• [YOUR TASK]
Every line of the data must be copied exactly.

• [SUPPLIED MATERIAL]
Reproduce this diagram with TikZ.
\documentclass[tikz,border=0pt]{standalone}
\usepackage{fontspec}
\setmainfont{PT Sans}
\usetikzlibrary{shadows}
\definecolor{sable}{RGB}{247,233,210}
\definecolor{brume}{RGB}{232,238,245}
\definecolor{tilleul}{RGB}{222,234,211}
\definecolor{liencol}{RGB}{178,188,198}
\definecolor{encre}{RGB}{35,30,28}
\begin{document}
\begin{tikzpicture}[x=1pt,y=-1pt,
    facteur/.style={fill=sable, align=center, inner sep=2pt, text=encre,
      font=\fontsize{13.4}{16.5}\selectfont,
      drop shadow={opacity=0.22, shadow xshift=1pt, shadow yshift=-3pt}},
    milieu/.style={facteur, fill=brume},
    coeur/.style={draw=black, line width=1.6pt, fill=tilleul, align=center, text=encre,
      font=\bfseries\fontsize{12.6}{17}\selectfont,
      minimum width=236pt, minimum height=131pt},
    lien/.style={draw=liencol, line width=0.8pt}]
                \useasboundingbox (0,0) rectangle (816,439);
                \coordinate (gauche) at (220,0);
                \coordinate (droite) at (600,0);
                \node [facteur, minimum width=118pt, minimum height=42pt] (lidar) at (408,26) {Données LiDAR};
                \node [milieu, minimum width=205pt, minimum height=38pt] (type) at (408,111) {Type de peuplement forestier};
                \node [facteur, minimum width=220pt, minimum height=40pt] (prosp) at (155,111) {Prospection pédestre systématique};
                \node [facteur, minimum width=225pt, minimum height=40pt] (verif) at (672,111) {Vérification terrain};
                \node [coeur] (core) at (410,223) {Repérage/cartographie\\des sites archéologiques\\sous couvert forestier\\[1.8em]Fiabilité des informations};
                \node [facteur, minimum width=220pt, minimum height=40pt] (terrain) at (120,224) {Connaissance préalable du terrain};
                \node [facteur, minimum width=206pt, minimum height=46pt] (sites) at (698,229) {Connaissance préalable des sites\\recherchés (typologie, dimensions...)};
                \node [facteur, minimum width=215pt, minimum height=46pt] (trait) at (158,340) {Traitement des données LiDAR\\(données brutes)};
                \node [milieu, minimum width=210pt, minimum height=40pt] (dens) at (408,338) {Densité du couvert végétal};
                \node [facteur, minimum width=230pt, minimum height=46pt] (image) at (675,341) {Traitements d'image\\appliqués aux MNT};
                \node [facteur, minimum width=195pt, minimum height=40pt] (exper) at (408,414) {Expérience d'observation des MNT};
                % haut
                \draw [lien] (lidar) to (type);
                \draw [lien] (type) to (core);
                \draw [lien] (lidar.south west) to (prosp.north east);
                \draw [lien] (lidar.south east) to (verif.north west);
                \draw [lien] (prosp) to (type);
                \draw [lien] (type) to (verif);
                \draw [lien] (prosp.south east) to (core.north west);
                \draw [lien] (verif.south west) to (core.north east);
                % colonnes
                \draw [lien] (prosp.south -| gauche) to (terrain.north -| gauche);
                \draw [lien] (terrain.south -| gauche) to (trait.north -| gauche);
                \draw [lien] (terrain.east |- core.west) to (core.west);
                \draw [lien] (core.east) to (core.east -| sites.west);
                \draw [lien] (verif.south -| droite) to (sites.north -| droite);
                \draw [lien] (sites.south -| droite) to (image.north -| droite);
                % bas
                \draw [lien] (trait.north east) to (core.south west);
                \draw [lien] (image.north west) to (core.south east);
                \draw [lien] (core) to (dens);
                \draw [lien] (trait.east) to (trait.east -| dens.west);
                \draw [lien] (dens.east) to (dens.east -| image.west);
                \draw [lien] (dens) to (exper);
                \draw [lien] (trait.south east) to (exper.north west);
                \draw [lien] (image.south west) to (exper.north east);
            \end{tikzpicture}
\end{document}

• [THE REPLY]
Reproduce this diagram with TikZ.
\documentclass[tikz,border=0pt]{standalone}
\usepackage{fontspec}
\setmainfont{PT Sans}
\usetikzlibrary{shadows}
\definecolor{sable}{RGB}{247,233,210}
\definecolor{brume}{RGB}{232,238,245}
\definecolor{tilleul}{RGB}{222,234,211}
\definecolor{liencol}{RGB}{178,188,198}
\definecolor{encre}{RGB}{35,30,28}
\begin{document}
\begin{tikzpicture}[x=1pt,y=-1pt,
    facteur/.style={fill=sable, align=center, inner sep=2pt, text=encre,
      font=\fontsize{13.4}{16.5}\selectfont,
      drop shadow={opacity=0.22, shadow xshift=1pt, shadow yshift=-3pt}},
    milieu/.style={facteur, fill=brume},
    coeur/.style={draw=black, line width=1.6pt, fill=tilleul, align=center, text=encre,
      font=\bfseries\fontsize{12.6}{17}\selectfont,
      minimum width=236pt, minimum height=131pt},
    lien/.style={draw=liencol, line width=0.8pt}]
                \useasboundingbox (0,0) rectangle (816,439);
                \coordinate (gauche) at (220,0);
                \coordinate (droite) at (600,0);
                \node [facteur, minimum width=118pt, minimum height=42pt] (lidar) at (408,26) {Données LiDAR};
                \node [milieu, minimum width=205pt, minimum height=38pt] (type) at (408,111) {Type de peuplement forestier};
                \node [facteur, minimum width=220pt, minimum height=40pt] (prosp) at (155,111) {Prospection pédestre systématique};
                \node [facteur, minimum width=225pt, minimum height=40pt] (verif) at (672,111) {Vérification terrain};
                \node [coeur] (core) at (410,223) {Repérage/cartographie\\des sites archéologiques\\sous couvert forestier\\[1.8em]Fiabilité des informations};
                \node [facteur, minimum width=220pt, minimum height=40pt] (terrain) at (120,224) {Connaissance préalable du terrain};
                \node [facteur, minimum width=206pt, minimum height=46pt] (sites) at (698,229) {Connaissance préalable des sites\\recherchés (typologie, dimensions...)};
                \node [facteur, minimum width=215pt, minimum height=46pt] (trait) at (158,340) {Traitement des données LiDAR\\(données brutes)};
                \node [milieu, minimum width=210pt, minimum height=40pt] (dens) at (408,338) {Densité du couvert végétal};
                \node [facteur, minimum width=230pt, minimum height=46pt] (image) at (675,341) {Traitements d'image\\appliqués aux MNT};
                \node [facteur, minimum width=195pt, minimum height=40pt] (exper) at (408,414) {Expérience d'observation des MNT};
                % haut
                \draw [lien] (lidar) to (type);
                \draw [lien] (type) to (core);
                \draw [lien] (lidar.south west) to (prosp.north east);
                \draw [lien] (lidar.south east) to (verif.north west);
                \draw [lien] (prosp) to (type);
                \draw [lien] (type) to (verif);
                \draw [lien] (prosp.south east) to (core.north west);
                \draw [lien] (verif.south west) to (core.north east);
                % colonnes
                \draw [lien] (prosp.south -| gauche) to (terrain.north -| gauche);
                \draw [lien] (terrain.south -| gauche) to (trait.north -| gauche);
                \draw [lien] (terrain.east |- core.west) to (core.west);
                \draw [lien] (core.east) to (core.east -| sites.west);
                \draw [lien] (verif.south -| droite) to (sites.north -| droite);
                \draw [lien] (sites.south -| droite) to (image.north -| droite);
                % bas
                \draw [lien] (trait.north east) to (core.south west);
                \draw [lien] (image.north west) to (core.south east);
                \draw [lien] (core) to (dens);
                \draw [lien] (trait.east) to (trait.east -| dens.west);
                \draw [lien] (dens.east) to (dens.east -| image.west);
                \draw [lien] (dens) to (exper);
                \draw [lien] (trait.south east) to (exper.north west);
                \draw [lien] (image.south west) to (exper.north east);
            \end{tikzpicture}
\end{document}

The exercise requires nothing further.